Which Easter tradition go you like the most and why?
Stephanie Nicole Tucker: My favorite Easter tradition is the idea that the whole family gets together and enjoys a lovely breakfast. Celebrating the holidays with your family and friends is the most important thing. Although the coloring of the eggs and getting dressed up is fun, especially when you’re a kid, sharing the moment with the people you love is priceless.
Blessing the Easter baskets at the Polish Highlanders house in Chicago.
Basia (Staszel) Emano: Dressing up and getting the Easter baskets blessed. The children love that part. I like going to mass.
Margaret Zapalski: Basket-blessing is my favorite Easter tradition. It is the essence of Polish Easter to me because it is a tradition that sets us apart from other cultures. We attend a blessing ceremony in an American church in Evanston (where my family moved when we came to the U.S.). This is probably the most untraditional part of the holiday for us because it is con-ducted in a very different way than in the Polish churches, which tend to be blessing “factories.” At our church a group of 50-100 gathers from a variety of cultures (mostly Eastern Europeans, with Poles being the largest group), the priest asks each family what they are most thankful for, says several prayers and blesses our baskets. It is a warm, reflective ceremony that makes you stop in the rush of holidays and really think about your blessings.
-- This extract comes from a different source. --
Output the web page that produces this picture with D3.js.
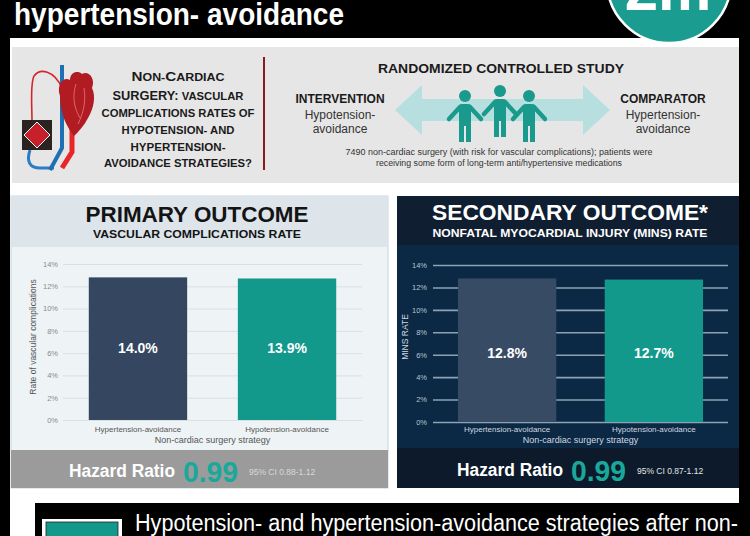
<!DOCTYPE html>
<html>
<head>
<meta charset="utf-8">
<script src="https://cdn.jsdelivr.net/npm/d3@7"></script>
<style>
  body { margin: 0; background: #000; }
  svg { display: block; font-family: "Liberation Sans", Arial, sans-serif; }
</style>
</head>
<body>
<script>
// chart values
const strategies = ["Hypertension-avoidance", "Hypotension-avoidance"];
const primaryBars = [12.8, 12.7];          // drawn bar heights (%)
const primaryLabels = ["14.0%", "13.9%"];
const secondaryBars = [12.8, 12.7];
const secondaryLabels = ["12.8%", "12.7%"];
const rateTicks = [0, 2, 4, 6, 8, 10, 12, 14];
const hazardRatios = ["0.99", "0.99"];
const confIntervals = ["95% CI 0.88-1.12", "95% CI 0.87-1.12"];

const width = 750, height = 536;
const teal = "#12998c", slate = "#354760";

var svg = d3.select("body").append("svg")
  .attr("width", width)
  .attr("height", height);

// page frame
svg.append("rect").attr("width", width).attr("height", height).attr("fill", "#000");
svg.append("rect").attr("x", 10).attr("y", 38).attr("width", 729).attr("height", 498).attr("fill", "#fff");

// header
svg.append("text").attr("x", 14).attr("y", 25)
  .attr("fill", "#fff").attr("font-weight", "bold").attr("font-size", 31)
  .attr("textLength", 330).attr("lengthAdjust", "spacingAndGlyphs")
  .text("hypertension- avoidance");

svg.append("circle").attr("cx", 669).attr("cy", -19).attr("r", 62)
  .attr("fill", "#1a9d90").attr("stroke", "#fff").attr("stroke-width", 2.5);
svg.append("text").attr("x", 668).attr("y", 10).attr("text-anchor", "middle")
  .attr("fill", "#fff").attr("font-weight", "bold").attr("font-size", 60)
  .text("2m");

// study panel
svg.append("rect").attr("x", 12).attr("y", 47).attr("width", 727).attr("height", 136).attr("fill", "#e6e6e6");

// heart illustration
var heart = svg.append("g");
heart.append("path").attr("d", "M62,88 C54,70 40,68 34,76 C30,84 32,104 32,122")
  .attr("fill", "none").attr("stroke", "#d4252b").attr("stroke-width", 1.6);
heart.append("path").attr("d", "M30,150 C26,162 30,168 40,168 L54,168")
  .attr("fill", "none").attr("stroke", "#2a7cc4").attr("stroke-width", 3);
heart.append("path").attr("d", "M62,65 L62,148 L50,170")
  .attr("fill", "none").attr("stroke", "#1f6fb5").attr("stroke-width", 4);
heart.append("path").attr("d", "M72,118 L72,152 L62,168")
  .attr("fill", "none").attr("stroke", "#e8262a").attr("stroke-width", 5);
heart.append("path")
  .attr("d", "M60,96 C56,84 64,76 70,80 C70,72 78,70 82,74 C88,70 96,78 92,88 C96,96 94,108 88,118 C84,126 78,132 74,136 C68,128 60,116 60,96 Z")
  .attr("fill", "#b01c22");
heart.append("path").attr("d", "M76,84 C72,96 74,108 80,118 M84,88 C86,100 84,112 78,124")
  .attr("fill", "none").attr("stroke", "#e27a7a").attr("stroke-width", 0.8);
heart.append("rect").attr("x", 22).attr("y", 120).attr("width", 30).attr("height", 30).attr("fill", "#2b2222");
heart.append("path").attr("d", "M37,122 L50,135 L37,148 L24,135 Z")
  .attr("fill", "#c8202a").attr("stroke", "#fff").attr("stroke-width", 1);

// question text
const qLines = [
  [["N", 13.5], ["ON-", 11], ["C", 13.5], ["ARDIAC", 11]],
  [["SURGERY:", 12.5], [" VASCULAR", 11]],
  [["COMPLICATIONS RATES OF", 11]],
  [["HYPOTENSION- AND", 11.5]],
  [["HYPERTENSION-", 11.5]],
  [["AVOIDANCE STRATEGIES?", 11.5]]
];
const qBase = [81, 100, 117, 134, 151, 167];
const qWidth = [93, 131, 153, 113, 95, 148];
qLines.forEach(function(parts, i) {
  var t = svg.append("text").attr("x", 178).attr("y", qBase[i])
    .attr("text-anchor", "middle").attr("font-weight", "bold").attr("fill", "#1a1a1a")
    .attr("textLength", qWidth[i]).attr("lengthAdjust", "spacingAndGlyphs");
  parts.forEach(function(p) { t.append("tspan").attr("font-size", p[1]).text(p[0]); });
});
svg.append("line").attr("x1", 264).attr("x2", 264).attr("y1", 57).attr("y2", 170)
  .attr("stroke", "#8b1a1a").attr("stroke-width", 2);

svg.append("text").attr("x", 501).attr("y", 73).attr("text-anchor", "middle")
  .attr("font-weight", "bold").attr("font-size", 13).attr("fill", "#1a1a1a")
  .attr("textLength", 246).attr("lengthAdjust", "spacingAndGlyphs")
  .text("RANDOMIZED CONTROLLED STUDY");

// double arrow
svg.append("path")
  .attr("d", "M395,110 L422,85 L422,99 L583,99 L583,85 L610,110 L583,135 L583,121 L422,121 L422,135 Z")
  .attr("fill", "#b8dfe0");

// people
function person(cx, top) {
  var p = svg.append("g").attr("fill", "#1a9a8c");
  p.append("circle").attr("cx", cx).attr("cy", top + 6).attr("r", 6);
  p.append("rect").attr("x", cx - 6).attr("y", top + 14).attr("width", 12).attr("height", 22).attr("rx", 3);
  p.append("rect").attr("x", cx - 6).attr("y", top + 30).attr("width", 5).attr("height", 22);
  p.append("rect").attr("x", cx + 1).attr("y", top + 30).attr("width", 5).attr("height", 22);
  p.append("path").attr("d", `M${cx - 5},${top + 17} L${cx - 16},${top + 29} M${cx + 5},${top + 17} L${cx + 16},${top + 29}`)
    .attr("stroke", "#1a9a8c").attr("stroke-width", 4.5).attr("stroke-linecap", "round");
}
person(465, 90);
person(500, 85);
person(529, 90);

function armLabel(cx, title, l1, l2) {
  svg.append("text").attr("x", cx).attr("y", 103).attr("text-anchor", "middle")
    .attr("font-weight", "bold").attr("font-size", 12).attr("fill", "#1a1a1a").text(title);
  svg.append("text").attr("x", cx).attr("y", 119).attr("text-anchor", "middle")
    .attr("font-size", 12).attr("fill", "#333").text(l1);
  svg.append("text").attr("x", cx).attr("y", 133).attr("text-anchor", "middle")
    .attr("font-size", 12).attr("fill", "#333").text(l2);
}
armLabel(340, "INTERVENTION", "Hypotension-", "avoidance");
armLabel(663, "COMPARATOR", "Hypertension-", "avoidance");

svg.append("text").attr("x", 499).attr("y", 155).attr("text-anchor", "middle")
  .attr("font-size", 8.5).attr("fill", "#333").attr("textLength", 307).attr("lengthAdjust", "spacingAndGlyphs")
  .text("7490 non-cardiac surgery (with risk for vascular complications); patients were");
svg.append("text").attr("x", 499).attr("y", 166).attr("text-anchor", "middle")
  .attr("font-size", 8.5).attr("fill", "#333").attr("textLength", 246).attr("lengthAdjust", "spacingAndGlyphs")
  .text("receiving some form of long-term anti/hypertensive medications");

// outcome panels
function outcomePanel(cfg, bars, labels, idx) {
  var g = svg.append("g");
  g.append("rect").attr("x", cfg.px).attr("y", 196).attr("width", cfg.pw).attr("height", 292)
    .attr("fill", cfg.plotBg).attr("stroke", cfg.border).attr("stroke-width", cfg.border ? 1 : 0);
  g.append("rect").attr("x", cfg.px).attr("y", 196).attr("width", cfg.pw).attr("height", cfg.headH).attr("fill", cfg.headBg);
  g.append("rect").attr("x", cfg.px).attr("y", cfg.hrY).attr("width", cfg.pw).attr("height", 488 - cfg.hrY).attr("fill", cfg.hrBg);

  g.append("text").attr("x", cfg.cx).attr("y", cfg.t1y).attr("text-anchor", "middle")
    .attr("font-weight", "bold").attr("font-size", 22).attr("fill", cfg.titleColor)
    .attr("textLength", cfg.t1w).attr("lengthAdjust", "spacingAndGlyphs").text(cfg.title);
  g.append("text").attr("x", cfg.cx).attr("y", cfg.t2y).attr("text-anchor", "middle")
    .attr("font-weight", "bold").attr("font-size", 11).attr("fill", cfg.titleColor)
    .attr("textLength", cfg.t2w).attr("lengthAdjust", "spacingAndGlyphs").text(cfg.subtitle);

  var x = d3.scaleBand().domain(strategies).range([cfg.x0, cfg.x1])
    .paddingInner(cfg.pi).paddingOuter(cfg.po);
  var y = d3.scaleLinear().domain([0, 14]).range([cfg.y0, cfg.y1]);

  var yAxis = d3.axisLeft(y).tickValues(rateTicks).tickFormat(d => d + "%")
    .tickSize(-(cfg.x1 - cfg.x0)).tickPadding(cfg.pad);
  var ax = g.append("g").attr("transform", "translate(" + cfg.x0 + ",0)").call(yAxis)
    .attr("font-family", "Liberation Sans, Arial, sans-serif").attr("font-size", 7.5);
  ax.select(".domain").remove();
  ax.selectAll(".tick line").attr("stroke", cfg.grid).attr("stroke-width", cfg.gridW);
  ax.selectAll(".tick text").attr("fill", cfg.tickColor);

  g.selectAll(".bar").data(bars).enter().append("rect")
    .attr("x", (d, i) => x(strategies[i]))
    .attr("y", d => y(d))
    .attr("width", x.bandwidth())
    .attr("height", d => y(0) - y(d))
    .attr("fill", (d, i) => i === 0 ? cfg.bar0 : teal);

  g.selectAll(".val").data(labels).enter().append("text")
    .attr("x", (d, i) => x(strategies[i]) + x.bandwidth() / 2)
    .attr("y", cfg.valY).attr("text-anchor", "middle")
    .attr("font-weight", "bold").attr("font-size", 14).attr("fill", "#fff")
    .text(d => d);

  g.selectAll(".cat").data(strategies).enter().append("text")
    .attr("x", d => x(d) + x.bandwidth() / 2)
    .attr("y", 432).attr("text-anchor", "middle")
    .attr("font-size", 8).attr("fill", cfg.labelColor).text(d => d);
  g.append("text").attr("x", (cfg.x0 + cfg.x1) / 2).attr("y", 443).attr("text-anchor", "middle")
    .attr("font-size", 9).attr("fill", cfg.labelColor).text("Non-cardiac surgery strategy");
  g.append("text").attr("transform", "translate(" + cfg.ytx + ",337) rotate(-90)")
    .attr("text-anchor", "middle").attr("font-size", 8.5).attr("fill", cfg.labelColor).text(cfg.yTitle);

  g.append("text").attr("x", cfg.hx).attr("y", cfg.hy).attr("font-weight", "bold").attr("font-size", 17.5)
    .attr("fill", "#fff").attr("textLength", 106).attr("lengthAdjust", "spacingAndGlyphs").text("Hazard Ratio");
  g.append("text").attr("x", cfg.hx + 114).attr("y", cfg.hy + 5).attr("font-weight", "bold").attr("font-size", 29)
    .attr("fill", "#1aa89a").attr("textLength", 55).attr("lengthAdjust", "spacingAndGlyphs").text(hazardRatios[idx]);
  g.append("text").attr("x", cfg.hx + 180).attr("y", cfg.hy - 2).attr("font-size", 8.5)
    .attr("fill", cfg.ciColor).text(confIntervals[idx]);
}

outcomePanel({
  px: 11, pw: 377, headH: 51, hrY: 450,
  plotBg: "#eef3f6", headBg: "#dde5eb", hrBg: "#9b9b9b", border: "#c6d5df",
  cx: 197, title: "PRIMARY OUTCOME", t1y: 222, t1w: 223,
  subtitle: "VASCULAR COMPLICATIONS RATE", t2y: 238, t2w: 208, titleColor: "#141414",
  x0: 63, x1: 362, pi: 0.34, po: 0.173, y0: 420, y1: 264, pad: 5,
  grid: "#d3dade", gridW: 0.8, tickColor: "#8a8a8a", labelColor: "#555",
  bar0: slate, valY: 353, ytx: 36, yTitle: "Rate of vascular complications",
  hx: 69, hy: 477, ciColor: "#d8d8d8"
}, primaryBars, primaryLabels, 0);

outcomePanel({
  px: 397, pw: 342, headH: 49, hrY: 448,
  plotBg: "#0b2844", headBg: "#0f1e30", hrBg: "#0c1a2b", border: null,
  cx: 570, title: "SECONDARY OUTCOME*", t1y: 220, t1w: 276,
  subtitle: "NONFATAL MYOCARDIAL INJURY (MINS) RATE", t2y: 237, t2w: 275, titleColor: "#fff",
  x0: 433, x1: 728, pi: 0.33, po: 0.17, y0: 422, y1: 265, pad: 6,
  grid: "#8fa2b4", gridW: 1.6, tickColor: "#b9c5d0", labelColor: "#d0d8e0",
  bar0: "#384b64", valY: 358, ytx: 408, yTitle: "MINS RATE",
  hx: 457, hy: 476, ciColor: "#e6e6e6"
}, secondaryBars, secondaryLabels, 1);

// bottom banner
svg.append("rect").attr("x", 35).attr("y", 503).attr("width", 715).attr("height", 33).attr("fill", "#000");
svg.append("rect").attr("x", 42).attr("y", 519).attr("width", 80).attr("height", 20).attr("fill", "#fff");
svg.append("rect").attr("x", 46).attr("y", 522).attr("width", 72).attr("height", 20)
  .attr("fill", "#12998c").attr("stroke", "#222").attr("stroke-width", 0.8);
svg.append("text").attr("x", 135).attr("y", 531).attr("font-size", 23).attr("fill", "#fff")
  .attr("textLength", 603).attr("lengthAdjust", "spacingAndGlyphs")
  .text("Hypotension- and hypertension-avoidance strategies after non-");
</script>
</body>
</html>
Why do you think, for the young people like you born in US, raised in a Polish family, it is important to keep cultivating the Polish tradition?
Stephanie Nicole Tucker: I think it is very important to pass down the Polish traditions and values to further generations. Being born in the United States, there is a different culture surrounding you, and to be able to reco-gnize two customs is great. It gives the opportunity to choose what you like most from each. Even though I wasn’t born in Poland, I have a large family there and I want to know the background, where my parents and grandparents came from.
For many young people like me, it is good to experience traditions that have been passed down for many generations back in history. Even though a person doesn’t choose to follow a specific idea in their future, at least it keeps them open-minded and a different perspective. The way holidays are celebrated in the Polish tradition is beautiful. I am very proud to come from a Polish family.
Basia (Staszel) Emano: For me, as a native of Poland, it is critical to keep the traditions for my children, so they know their roots. Even though my husband is Catholic, his family is not (even though Philippines are mostly Catholic). His family spends Sunday celebrating their own traditions and we, as a family, honor that. But God is important in our lives and the children look forward to that time (Easter). They know about the Easter bunny, but they know that Jesus died and was resurrected on that day and that is more important to them. It is for this reason that the Polish traditions are important in our home. And we are proud of that. My husband celebrates that tradition with us too.
Margaret Zapalski: Maintaining one’s culture and traditions gives each of us a sense of place in this world—it’s what makes each of us unique and at the same time demonstrates a sense of belonging to a group, a collective identity. Because of Poland’s history in the last 200 years, and particularly our role in the world, specifically in the U.S., I am a strong believer that Poles MUST maintain our traditions, promote our culture and share our history so that others learn what a strong, beautiful and vital people we are.
Time is passing and many of old Easter traditions have been forgotten. But, it is very important that Polish hospitality and the Easter tradition of sharing and spending time with the families have survived. It is reborn with each new generation, very often in different forms, but has never changed in essence.